A dramatic increase in the rate of earthquakes in the central and eastern U.S. since 2009 is associated with fluid injection wells used in oil and gas development, says a new study by the University of Colorado Boulder and the U.S. Geological Survey.
The number of earthquakes associated with injection wells has skyrocketed from a handful per year in the 1970s to more than 650 in 2014, according to CU-Boulder doctoral student Matthew Weingarten, who led the study. The increase included several damaging quakes in 2011 and 2012 ranging between magnitudes 4.7 and 5.6 in Prague, Oklahoma; Trinidad, Colorado; Timpson, Texas; and Guy, Arkansas.
"This is the first study to look at correlations between injection wells and earthquakes on a broad, nearly national scale," said Weingarten of CU-Boulder's geological sciences department. "We saw an enormous increase in earthquakes associated with these high-rate injection wells, especially since 2009, and we think the evidence is convincing that the earthquakes we are seeing near injection sites are induced by oil and gas activity."

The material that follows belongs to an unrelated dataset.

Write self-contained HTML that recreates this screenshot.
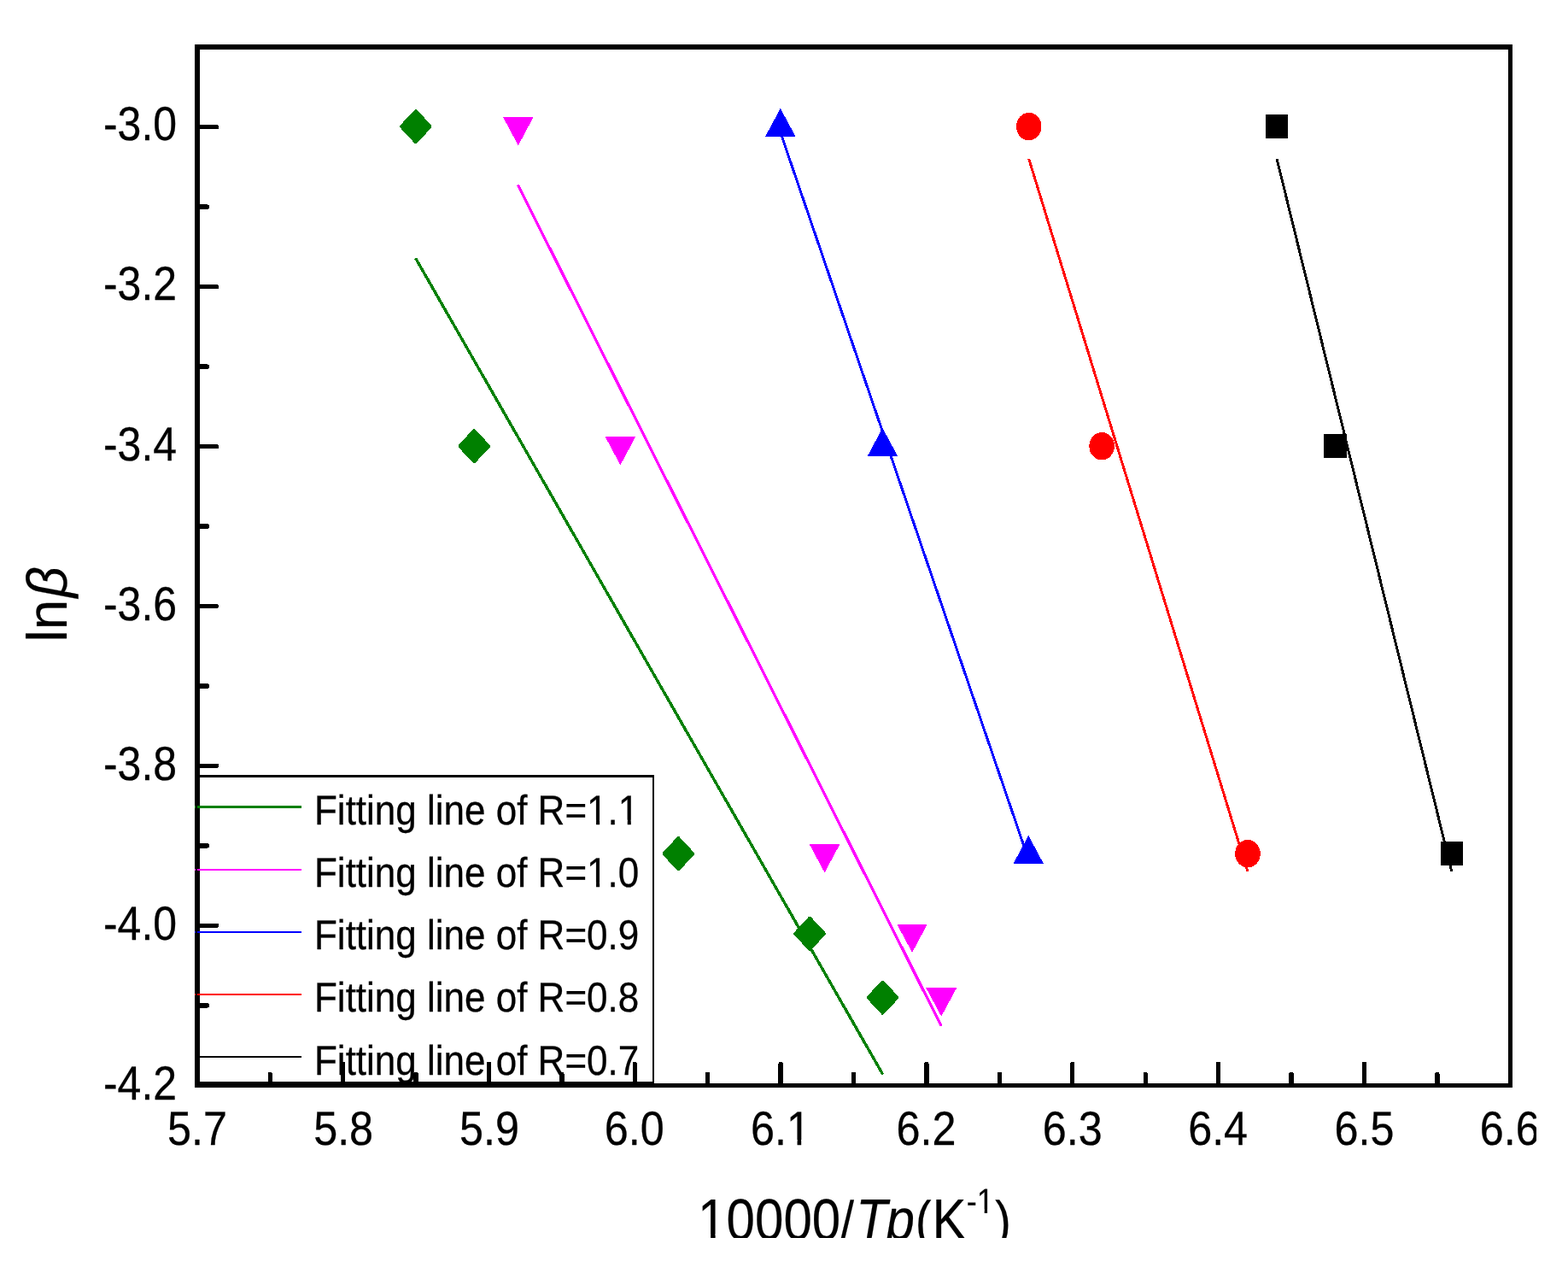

A paper on the subject appears in the June 18 issue of Science.
The researchers found that "high-rate" injection wells—those pumping more than 300,000 barrels of wastewater a month into the ground—were much more likely to be associated with earthquakes than lower-rate injection wells. Injections are conducted either for enhanced oil recovery, which involves the pumping of fluid into depleted oil reservoirs to increase oil production, or for the disposal of salty fluids produced by oil and gas activity, said Weingarten.
Co-authors on the study include CU-Boulder Professor Shemin Ge of the geological sciences department and Jonathan Godt, Barbara Bekins and Justin Rubinstein of the U.S. Geological Survey (USGS). Godt is based in Denver and Bekins and Rubenstein are based in Menlo Park, California.
The team assembled a database of roughly 180,000 injection wells in the study area, which ranged from Colorado to the East Coast. More than 18,000 wells were associated with earthquakes—primarily in Oklahoma and Texas—and 77 percent of associated injection wells remain active, according to the study authors.
Of the wells associated with earthquakes, 66 percent were oil recovery wells, said Ge. But active saltwater disposal wells were 1.5 times as likely as oil recovery wells to be associated with earthquakes. "Oil recovery wells involve an input of fluid to 'sweep' oil toward a second well for removal, while wastewater injection wells only put fluid into the system, producing a larger pressure change in the reservoir," Ge said.
Enhanced oil recovery wells differ from hydraulic fracturing, or fracking wells, in that they usually inject for years or decades and are operated in tandem with conventional oil production wells, said Weingarten. In contrast, fracking wells typically inject for just hours or days.
The team noted that thousands of injection wells have operated during the last few decades in the central and eastern U.S. without a ramp-up in seismic events. "It's really the wells that have been operating for a relatively short period of time and injecting fluids at high rates that are strongly associated with earthquakes," said Weingarten.
In addition to looking at injection rates of individual wells over the study area, the team also looked at other aspects of well operations including a well's cumulative injected volume of fluid over time, the monthly injection pressure at individual wellheads, the injection depth, and their proximity to "basement rock" where earthquake faults may lie. None showed significant statistical correlation to seismic activity at a national level, according to the study.
Oklahoma had the most seismic activity of any state associated with wastewater injection wells. But parts of Colorado, west Texas, central Arkansas and southern Illinois also showed concentrations of earthquakes associated with such wells, said Weingarten.
In Colorado, the areas most affected by earthquakes associated with injection wells were the Raton Basin in the southern part of the state and near Greeley north of Denver.
"People can't control the geology of a region or the scale of seismic stress," Weingarten said. "But managing rates of fluid injection may help decrease the likelihood of induced earthquakes in the future."